Whereas the September rain in 1993 blocked the ripening process but retained the acidity, in 1994 the grapes were already nearly ripe when it started to rain. Instead, the water seemed to dilute the acidity but not the sugar, so the white wines came out soft, plump and appealing. They looked likely to be delicious young but not suited for the long term.

The plus-point for the red wines was an attractive, fragrant style of fruit; it was also a year in which the premier and grand cru vineyards, on their well-draining slopes, were more successful than the village wines. The negatives were lightish colours and, in the less-successful wines, a dryness on the middle palate.
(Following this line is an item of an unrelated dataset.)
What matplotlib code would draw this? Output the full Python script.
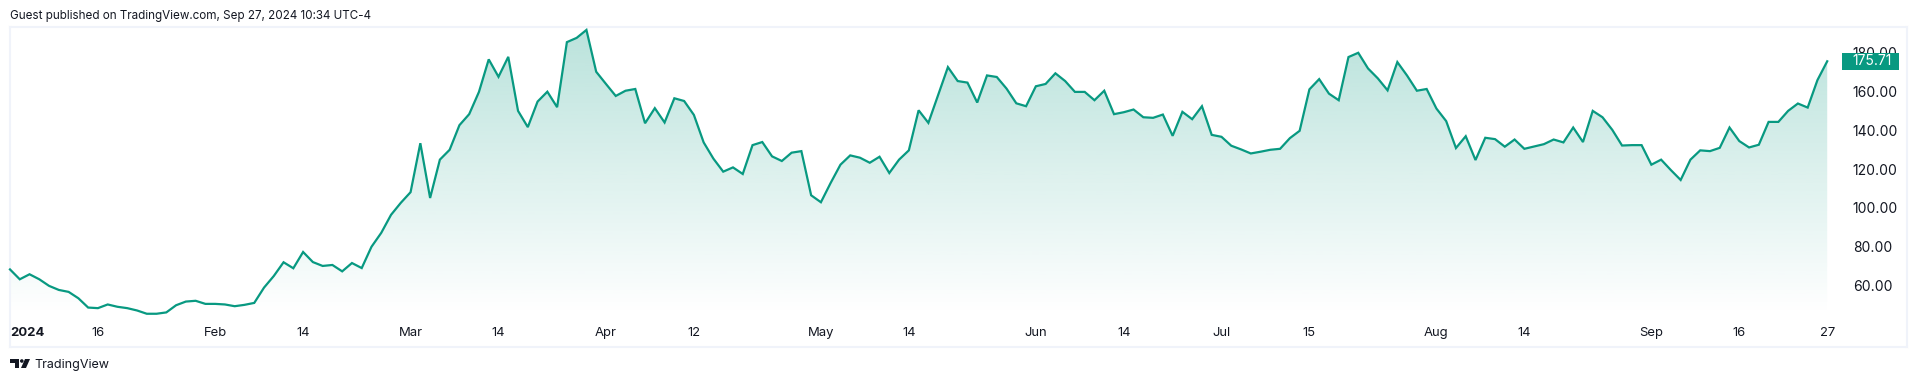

Amazingly, at the Hospices de Beaune auction in November, prices rose by 40 per cent for the white wines, 51 per cent for the reds and 53 per cent overall (this is mathematically possible; it turns on the proportions of red wines to white being very different in 1993 and 1994). However this could be attributed to (a) a recovery after the previous year’s dramatic price collapse, and (b) a thank-you to André Porcheret, back in charge of the Hospices and responsible (along with a brand new cuverie) for a far better range of wines than previously.

The wines in bottle 

There were no real surprises, as perfectly enjoyable wines reached maturity relatively quickly and have now faded. The whites were largely uninspiring at the Coates/Wasserman Ten Years On tasting; there were still some attractive reds, especially at grand cru level, but nothing that suggested further ageing would be beneficial, and nor has there been since.